I got to the gym at about 4 PM, and signed some papers and waivers saying that if I hurt myself they can't be sued. Standard fare, but still a little distressing for one as incompetent in this area as I am. Then I changed into workout clothes ( I remembered my water bottle today!!) and one of the trainers started showing me all of the different machines and having me try them out. They were actually a lot of fun, even the treadmill, which is a lot fancier than mine. I figured out that the elliptical machine thing is probably not going to be my cup of tea--too hard on the knees. And I messed with every one of their "strength building" machines.
After my mini-lesson in how to make all of these machines work, I went on to use most of them again. At least I messed with the ones I could remember how to work. Going to need a review on a few.

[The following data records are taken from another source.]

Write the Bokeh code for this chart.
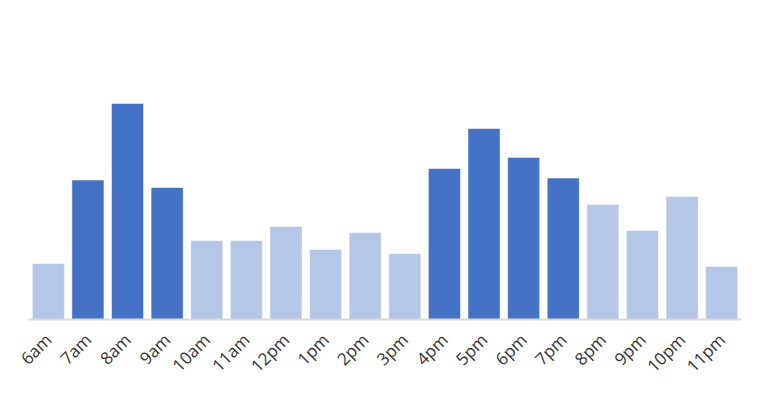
import math
from bokeh.plotting import figure
from bokeh.models import ColumnDataSource, Range1d, FactorRange
from bokeh.transform import factor_cmap
from bokeh.embed import file_html
from bokeh.resources import INLINE

hours = ["6am", "7am", "8am", "9am", "10am", "11am", "12pm", "1pm", "2pm",
         "3pm", "4pm", "5pm", "6pm", "7pm", "8pm", "9pm", "10pm", "11pm"]
values = [56, 139.5, 216, 132, 79, 79, 93, 70, 87,
          66, 151, 191, 162, 141.5, 115, 89, 123, 53]
group = ["off", "peak", "peak", "peak", "off", "off", "off", "off", "off",
         "off", "peak", "peak", "peak", "peak", "off", "off", "off", "off"]

source = ColumnDataSource(dict(hour=hours, value=values, group=group))

p = figure(x_range=FactorRange(*hours, range_padding=0), y_range=Range1d(0, 300),
           width=765, height=395, output_backend="svg", toolbar_location=None,
           min_border_left=28, min_border_right=24, min_border_top=19, min_border_bottom=76)

p.vbar(x="hour", top="value", width=0.81, source=source,
       fill_color=factor_cmap("group", ["#4472C4", "#B4C7E7"], ["peak", "off"]),
       line_color="white", line_alpha=0.5, line_width=1)

p.yaxis.visible = False
p.xgrid.visible = False
p.ygrid.visible = False
p.outline_line_color = None
p.xaxis.axis_line_color = "#d9d9d9"
p.xaxis.axis_line_width = 2
p.xaxis.major_tick_line_color = None
p.xaxis.minor_tick_line_color = None
p.xaxis.major_label_orientation = math.pi / 4
p.xaxis.major_label_text_font = "Open Sans"
p.xaxis.major_label_text_font_size = "17px"
p.xaxis.major_label_text_color = "#333333"
p.xaxis.major_label_standoff = 11
p.background_fill_color = "white"
p.border_fill_color = "white"

open("out.html", "w").write(file_html(p, INLINE))
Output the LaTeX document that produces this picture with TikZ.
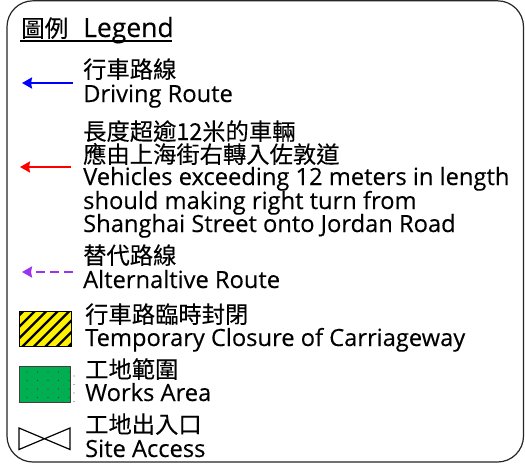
\documentclass[tikz,border=0pt]{standalone}
\usepackage{fontspec}
\setmainfont[FakeBold=0.25]{Open Sans}
\newfontfamily\cjk[FakeBold=0.2]{Noto Sans CJK TC}
\usetikzlibrary{patterns,arrows.meta}
\tikzset{
  en/.style={anchor=base west,inner sep=0pt,font=\fontsize{23.7}{24}\selectfont},
  zh/.style={anchor=base west,inner sep=0pt,font=\cjk\fontsize{23.3}{24}\selectfont},
  route/.style={line width=2.2pt,-{Stealth[length=10pt,width=11pt,inset=1pt]}}
}
\begin{document}
\begin{tikzpicture}[x=1pt,y=-1pt]
\useasboundingbox (0,0) rectangle (525,472);
\fill[white] (0,0) rectangle (525,472);
\draw[line width=1.2pt,rounded corners=26pt,color=black!85] (7,0.8) rectangle (523.5,462);
% title
\node[anchor=base west,inner sep=0pt,font=\cjk\fontsize{23.5}{24}\selectfont] (title) at (21,37) {圖例};
\node[anchor=base west,inner sep=0pt,font=\fontsize{26.5}{24}\selectfont] (titleen) at (83,37) {Legend};
\draw[line width=1.4pt] (20,41) -- (172,41);
% driving
\node[zh] (d1) at (83,78) {行車路線};
\node[en] (d2) at (83,102) {Driving Route};
\coordinate (a1s) at (73,83); \coordinate (a1e) at (22,83);
\draw[route,blue] (a1s) -- (a1e);
% red
\node[zh] (r1) at (83,140) {長度超逾12米的車輛};
\node[zh] (r2) at (83,163) {應由上海街右轉入佐敦道};
\node[en] (r3) at (83,185) {Vehicles exceeding 12 meters in length};
\node[en] (r4) at (83,209) {should making right turn from};
\node[en] (r5) at (83,232) {Shanghai Street onto Jordan Road};
\coordinate (a2s) at (71,167); \coordinate (a2e) at (20,167);
\draw[route,red] (a2s) -- (a2e);
% alternative
\node[zh] (t1) at (83,264) {替代路線};
\node[en] (t2) at (83,288) {Alternaltive Route};
\coordinate (a3s) at (73,272); \coordinate (a3e) at (22,272);
\draw[route,color={rgb,255:red,153;green,51;blue,238},dash pattern=on 9pt off 5pt] (a3s) -- (a3e);
% closure
\node[zh] (c1) at (85,323) {行車路臨時封閉};
\node[en] (c2) at (85,346) {Temporary Closure of Carriageway};
\begin{scope}
\clip (19,311) rectangle (71,346);
\fill[yellow] (19,311) rectangle (71,346);
\foreach \i in {-4,...,6} {
  \draw[line width=2.4pt,black] (19+\i*11.5,350) -- (19+\i*11.5+43,307);
}
\end{scope}
\draw[line width=1pt] (19,311) rectangle (71,346);
% works
\node[zh] (w1) at (85,378) {工地範圍};
\node[en] (w2) at (85,401) {Works Area};
\fill[color={rgb,255:red,0;green,176;blue,80}] (19,366) rectangle (70,402);
\foreach \r in {0,...,3} \foreach \c in {0,...,4} {
  \fill[black!75] (27+\c*10.5,372+\r*8.5) circle (0.55pt);
  \fill[black!60] (32+\c*10.5,376+\r*8.5) circle (0.55pt);
}
\draw[line width=1pt,color=black!75] (19,366) rectangle (70,402);
% access
\node[zh] (s1) at (85,433) {工地出入口};
\node[en] (s2) at (85,457) {Site Access};
\coordinate (p1) at (19,428); \coordinate (p2) at (70,449.5);
\coordinate (p3) at (70,428); \coordinate (p4) at (19,449.5);
\draw[line width=1.2pt,line join=miter,color=black] (p1) -- (p2) -- (p3) -- (p4) -- cycle;
\end{tikzpicture}
\end{document}
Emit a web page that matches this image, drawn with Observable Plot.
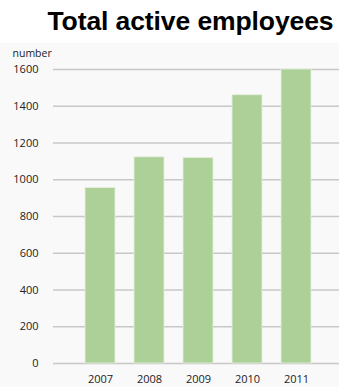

I decided that I was going to do 20 minutes on the stationary bike, then do a few strength machines, then go home. By the time I got all of the first part done, I decided I wanted to try out a treadmill, too. Did another 10 minutes on that. All in all, when I decided I REALLY needed to leave it was 6 PM, and I had been messing with exercise machines for almost two hours. No wonder I ache.
Then I decided to take myself out to dinner on the "strength" of my commitment to exercise. Went to Ruby Tuesdays, but really did well holding it together: Salmon (with florentine sauce, but, oh, well), grilled zucchini, and roasted spaghetti squash, plus (sigh) a couple of their little cheese biscuits. Still, all in all a pretty healthy dinner, with lots of veggies.
So what is the terrible, horrible problem I've encountered amidst all this glory? I have absolutely no idea how to track all of the strength exercises I did tonight. I not only don't know how long I did them (or how many "reps" if you prefer), I don't remember what any of them were called. And there were different weights that could be attached to them all, and I was playing with some of the heavier ones. How do I record that? Even if I remembered how much on which machine, even if I remembered what that machine was called? Oh, lack-a-day, what shall I do? (Our Heroine now sits weakly, with hand to her brow, in an agony of indecision.)
BTW, I really liked this place, although it doesn't have some of the fancy stuff the others do. I may end up joining here after all.